An intersectional gender analysis shows that gender stereotypes are still expressed in textbooks representations regarding health status, with men more likely than women to be depicted as healthy, and less likely to be shown as injured or unhealthy (Craeynest, 2015; Parker et al., 2017); body type (Martinez-Bello, & Molina-Garcia, 2016; Menescardi Royuela et al., 2017; Parker et al., 2017); being a person with a disability (Parker et al., 2017); ethnicity (Martinez-Bello, & Molina-Garcia, 2016; Menescardi Royuela et al., 2017; Parker et al., 2017); age (Martinez-Bello, & Molina-Garcia, 2016; Menescardi Royuela et al., 2017;Parker, & Cockburn, 2017); the type of physical activity (Martinez-Bello, & Molina-Garcia, 2016); the expression of emotions (Parker et al., 2017); occupational functions (Moser, Hannover, 2014; Parker et al., 2017; Wu, & Liu, 2003); and domestic functions (Blumberg, 2007; Wu, & Liu, 2003).

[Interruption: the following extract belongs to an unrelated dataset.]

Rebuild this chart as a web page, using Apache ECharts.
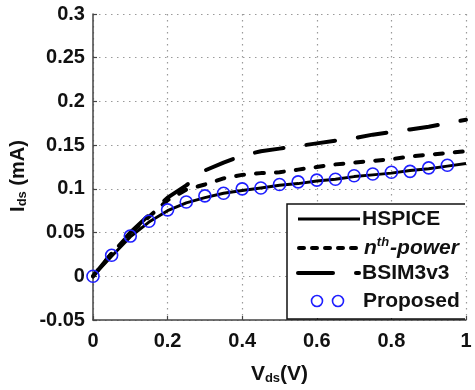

In this research the textbooks of the 7th and 9th grades of Natural Sciences subject were analysed. The national curriculum of the 7th grade (Bonito et al., 2013) establishes that its field of study is The Earth in Transformation, which contains the following five subdomains: External Dynamics of the Earth; Dynamics inner Earth; Consequences of Earth's Internal Dynamics; Earth Tells its History; Geological Science and Sustainability of Life on Earth. Regarding the 9th grade, its field of education is Living Better on Earth that should integrate three subdomains: Individual and Community Health; Human Organism in Equilibrium; Transmission of life (Bonito et al., 2014).
Against this background, this study aims to compare the Natural Sciences Textbooks of the 7th and 9th grades, used in Portugal, regarding the occurrence of possible stereotypes linked to gender and health representations (body type, facial expression, health behaviours) and, their interception with age and ethnicity.